Here is arguments it accepts:

root@0ac9caaf7e72:/sfm-data# find_warcs.py
usage: find_warcs.py [-h] [--include-web] [--harvest-start HARVEST_START]
                     [--harvest-end HARVEST_END] [--api-base-url API_BASE_URL]
                     [--debug [DEBUG]]
                     collection [collection ...]

For example, to get a list of the WARC files in a particular collection, provide some part of the collection id:

root@0ac9caaf7e72:/sfm-data# find_warcs.py 4f4d1
/sfm-data/collections/b06d164c632d405294d3c17584f03278/4f4d1a6677f34d539bbd8486e22de33b/2016/05/04/14/515dab00c05740f487e095773cce8ab1-20160504143638715-00000-47-88e5bc8a36a5-8000.warc.gz

(In this case there is only one WARC file. If there was more than one, it would be space separated.)

The collection id can be found from the SFM UI.

Note that if you are running find_warcs.py from outside a Docker environment, you will need to supply --api-base-url.

Approaches

Processing in container

To bootstrap processing, a processing image is provided. A container instantiated from this image is Ubuntu 14.04 and pre-installed with the warc iterator tools, find_warcs.py, jq, Twarc (for access to the Twarc utilities). It will also have access to the data from /sfm-data/collections.

To instantiate:

docker run -it --rm --link=docker_sfmapp_1:api --volumes-from=docker_sfmdata_1 gwul/sfm-processing:0.3.0

The arguments will need to be adjusted depending on your Docker environment.

You will then be provided with a bash shell inside the container from which you can execute commands:

root@0ac9caaf7e72:/sfm-data# find_warcs.py 4f4d1 | xargs twitter_rest_warc_iter.py | python /opt/twarc/utils/wordcloud.py

Processing locally

In a typical Docker configuration, the data directory will be linked into the Docker environment. This means that the data is available both inside and outside the Docker environment.

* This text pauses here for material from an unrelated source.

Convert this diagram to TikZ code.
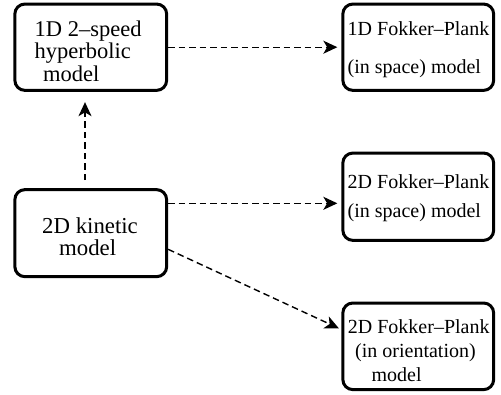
\documentclass[tikz,border=0pt]{standalone}
\usepackage{fontspec}
\setmainfont{Liberation Serif}
\usetikzlibrary{arrows.meta}
\begin{document}
\begin{tikzpicture}[x=1pt,y=-1pt,
  box/.style={draw, rectangle, rounded corners=10pt, line width=3pt, inner sep=0pt},
  txt/.style={anchor=base west, inner sep=0pt},
  arr/.style={line width=1.4pt, dash pattern=on 6.5pt off 4pt,
    -{Stealth[length=14pt,width=13pt,inset=3.8pt]}}]
\useasboundingbox (0,0) rectangle (501,394);

% boxes
\node[box, minimum width=151.8pt, minimum height=86.3pt] (A) at (90.75,47.2) {};
\node[box, minimum width=150.8pt, minimum height=86.3pt] (B) at (418.25,47.2) {};
\node[box, minimum width=151.8pt, minimum height=87pt] (C) at (90.75,233.15) {};
\node[box, minimum width=150.8pt, minimum height=87.3pt] (D) at (418.25,196.7) {};
\node[box, minimum width=150.8pt, minimum height=86.6pt] (E) at (418.25,346.3) {};

% texts
\node[txt, font=\fontsize{22.5}{22.5}\selectfont] (tA) at (34.5,36)
  {\begin{tabular}[t]{@{}l@{}}1D 2–speed\\hyperbolic\\\hspace*{8.5pt}model\end{tabular}};
\node[txt, font=\fontsize{20}{38.3}\selectfont] (tB) at (347.5,35)
  {\begin{tabular}[t]{@{}l@{}}1D Fokker–Plank\\(in space) model\end{tabular}};
\node[txt, font=\fontsize{22.8}{21.7}\selectfont] (tC) at (42,233.3)
  {\begin{tabular}[t]{@{}l@{}}2D kinetic\\\hspace*{17pt}model\end{tabular}};
\node[txt, font=\fontsize{20}{29.4}\selectfont] (tD) at (347.5,188.3)
  {\begin{tabular}[t]{@{}l@{}}2D Fokker–Plank\\(in space) model\end{tabular}};
\node[txt, font=\fontsize{20}{24.2}\selectfont] (tE) at (347.7,333.3)
  {\begin{tabular}[t]{@{}l@{}}2D Fokker–Plank\\\hspace*{7.3pt}(in orientation)\\\hspace*{23.7pt}model\end{tabular}};

% connectors
\draw[arr, shorten >=4pt] (A.east) -- (B.west);
\draw[arr, shorten <=8pt, shorten >=10.3pt] ([xshift=-5.75pt]C.north) -- ([xshift=-5.75pt]A.south);
\coordinate (cd) at ([yshift=29.85pt]C.east);
\draw[arr, shorten >=4pt] (cd) -- (cd -| D.west);
\draw[arr] ([yshift=-16.15pt]C.east) -- ([xshift=-2.5pt,yshift=18pt]E.west);
\end{tikzpicture}
\end{document}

Given this, processing can be performed locally (i.e., outside of Docker).

The various tools can be installed locally:

GLSS-F0G5RP:tmp justinlittman$ virtualenv ENV
GLSS-F0G5RP:tmp justinlittman$ source ENV/bin/activate
(ENV)GLSS-F0G5RP:tmp justinlittman$ pip install git+https://github.com/gwu-libraries/sfm-utils.git
(ENV)GLSS-F0G5RP:tmp justinlittman$ pip install git+https://github.com/gwu-libraries/sfm-twitter-harvester.git
(ENV)GLSS-F0G5RP:tmp justinlittman$ twitter_rest_warc_iter.py
usage: twitter_rest_warc_iter.py [-h] [--pretty] [--dedupe]
                                 [--print-item-type]
                                 filepaths [filepaths ...]
twitter_rest_warc_iter.py: error: too few arguments